## TO BE DONE
Look through the lines below and extract any with the word "this".

## GIVEN RECORDS
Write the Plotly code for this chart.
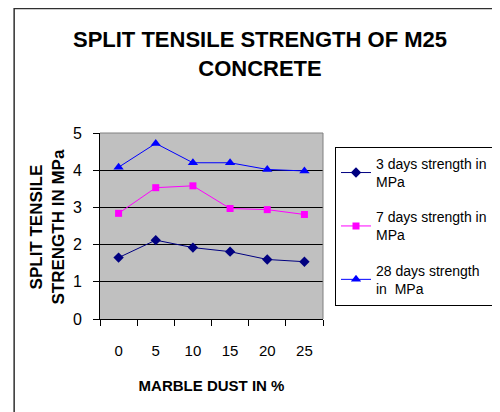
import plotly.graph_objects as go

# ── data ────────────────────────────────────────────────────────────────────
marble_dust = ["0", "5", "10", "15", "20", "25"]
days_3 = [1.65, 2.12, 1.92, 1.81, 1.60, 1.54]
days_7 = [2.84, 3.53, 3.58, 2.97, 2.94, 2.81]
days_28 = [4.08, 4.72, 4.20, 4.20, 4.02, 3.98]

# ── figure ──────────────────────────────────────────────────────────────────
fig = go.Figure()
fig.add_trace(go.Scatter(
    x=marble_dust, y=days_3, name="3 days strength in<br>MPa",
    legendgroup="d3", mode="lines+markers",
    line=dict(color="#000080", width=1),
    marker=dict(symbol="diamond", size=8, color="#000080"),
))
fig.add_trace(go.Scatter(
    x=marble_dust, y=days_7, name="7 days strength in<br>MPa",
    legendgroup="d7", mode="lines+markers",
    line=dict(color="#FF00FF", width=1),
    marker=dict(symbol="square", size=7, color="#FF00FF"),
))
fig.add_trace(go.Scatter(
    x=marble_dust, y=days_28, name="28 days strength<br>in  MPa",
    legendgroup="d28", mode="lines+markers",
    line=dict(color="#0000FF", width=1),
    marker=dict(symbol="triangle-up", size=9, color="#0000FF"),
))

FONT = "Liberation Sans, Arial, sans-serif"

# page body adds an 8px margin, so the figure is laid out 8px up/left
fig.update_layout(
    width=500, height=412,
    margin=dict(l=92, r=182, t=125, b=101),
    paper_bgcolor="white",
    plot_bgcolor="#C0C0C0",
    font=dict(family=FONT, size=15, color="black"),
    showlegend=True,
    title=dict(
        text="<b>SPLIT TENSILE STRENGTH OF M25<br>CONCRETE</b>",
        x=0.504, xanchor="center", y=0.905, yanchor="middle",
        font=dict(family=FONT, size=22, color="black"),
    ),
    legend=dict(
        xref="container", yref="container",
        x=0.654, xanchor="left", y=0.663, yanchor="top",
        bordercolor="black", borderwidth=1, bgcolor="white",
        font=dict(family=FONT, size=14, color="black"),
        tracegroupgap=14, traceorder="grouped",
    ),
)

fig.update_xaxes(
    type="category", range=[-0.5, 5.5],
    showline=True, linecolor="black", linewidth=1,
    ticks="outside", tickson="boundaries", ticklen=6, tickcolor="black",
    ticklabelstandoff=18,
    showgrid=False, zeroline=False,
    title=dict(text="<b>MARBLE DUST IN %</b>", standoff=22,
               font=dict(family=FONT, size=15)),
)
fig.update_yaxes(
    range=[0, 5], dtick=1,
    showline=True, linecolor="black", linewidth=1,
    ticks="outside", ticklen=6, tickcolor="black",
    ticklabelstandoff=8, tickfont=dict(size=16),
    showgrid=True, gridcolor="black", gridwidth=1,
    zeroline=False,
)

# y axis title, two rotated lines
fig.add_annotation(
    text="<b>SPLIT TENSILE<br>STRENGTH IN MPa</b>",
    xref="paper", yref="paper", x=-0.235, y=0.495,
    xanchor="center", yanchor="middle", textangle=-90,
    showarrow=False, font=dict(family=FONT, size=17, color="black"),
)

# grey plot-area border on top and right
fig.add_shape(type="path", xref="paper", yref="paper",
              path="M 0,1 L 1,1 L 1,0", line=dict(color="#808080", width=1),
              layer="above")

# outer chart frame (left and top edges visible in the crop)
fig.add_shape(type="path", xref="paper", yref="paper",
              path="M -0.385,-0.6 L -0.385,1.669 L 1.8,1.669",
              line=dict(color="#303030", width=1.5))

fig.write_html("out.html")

---

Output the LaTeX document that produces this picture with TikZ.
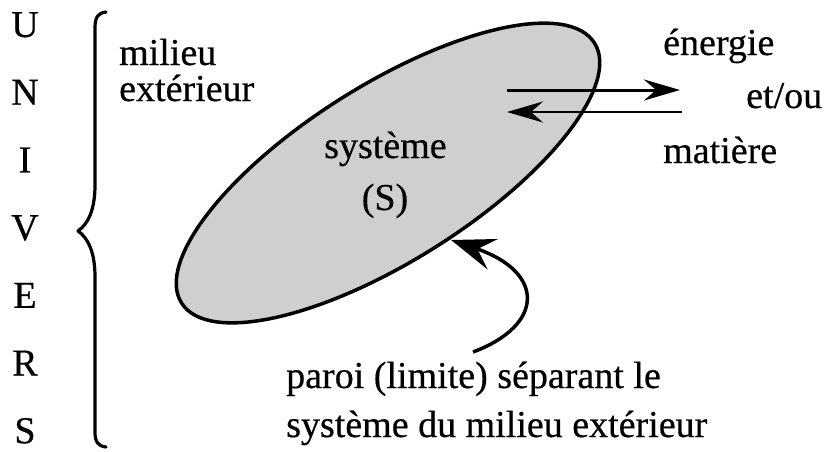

---

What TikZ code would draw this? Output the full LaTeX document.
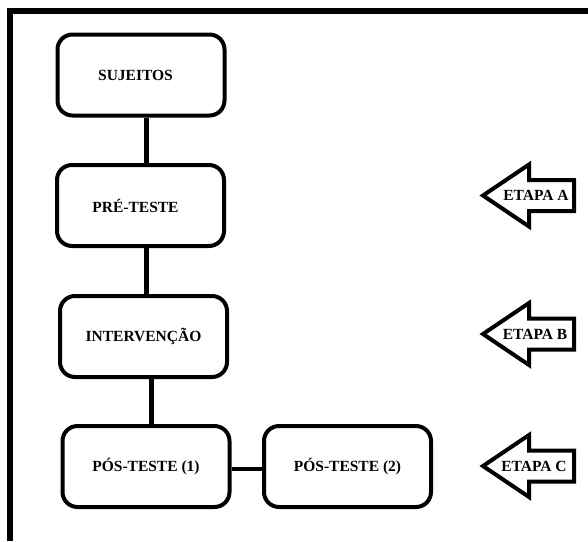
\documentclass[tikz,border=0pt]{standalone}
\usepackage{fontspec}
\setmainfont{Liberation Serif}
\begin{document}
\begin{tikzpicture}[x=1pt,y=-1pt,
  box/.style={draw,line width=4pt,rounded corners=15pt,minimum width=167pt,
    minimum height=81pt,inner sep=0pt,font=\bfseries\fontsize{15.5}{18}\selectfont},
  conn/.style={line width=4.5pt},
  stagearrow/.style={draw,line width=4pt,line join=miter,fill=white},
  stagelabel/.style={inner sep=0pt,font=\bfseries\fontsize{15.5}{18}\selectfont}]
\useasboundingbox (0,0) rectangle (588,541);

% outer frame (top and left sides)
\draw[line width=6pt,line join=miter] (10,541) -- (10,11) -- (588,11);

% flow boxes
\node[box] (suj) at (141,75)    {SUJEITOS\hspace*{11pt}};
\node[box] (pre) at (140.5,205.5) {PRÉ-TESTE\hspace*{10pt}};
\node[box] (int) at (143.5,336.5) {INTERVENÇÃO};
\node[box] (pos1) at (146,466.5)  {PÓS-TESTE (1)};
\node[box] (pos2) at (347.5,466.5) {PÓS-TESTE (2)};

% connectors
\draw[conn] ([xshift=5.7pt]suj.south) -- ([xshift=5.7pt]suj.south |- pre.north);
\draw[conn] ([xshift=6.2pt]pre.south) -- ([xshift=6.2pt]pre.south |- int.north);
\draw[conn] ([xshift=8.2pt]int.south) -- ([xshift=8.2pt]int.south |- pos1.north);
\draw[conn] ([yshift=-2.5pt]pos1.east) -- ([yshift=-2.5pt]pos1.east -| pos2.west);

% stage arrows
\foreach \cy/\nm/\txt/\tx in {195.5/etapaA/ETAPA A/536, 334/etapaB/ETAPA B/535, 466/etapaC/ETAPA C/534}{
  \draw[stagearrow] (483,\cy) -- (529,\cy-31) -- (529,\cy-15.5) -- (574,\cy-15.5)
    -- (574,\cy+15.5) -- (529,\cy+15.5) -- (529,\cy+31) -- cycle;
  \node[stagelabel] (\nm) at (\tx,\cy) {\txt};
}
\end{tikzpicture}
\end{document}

## EXERCISE OUTPUT
Write the Plotly code for this chart.
Output the LaTeX document that produces this picture with TikZ.
What TikZ code would draw this? Output the full LaTeX document.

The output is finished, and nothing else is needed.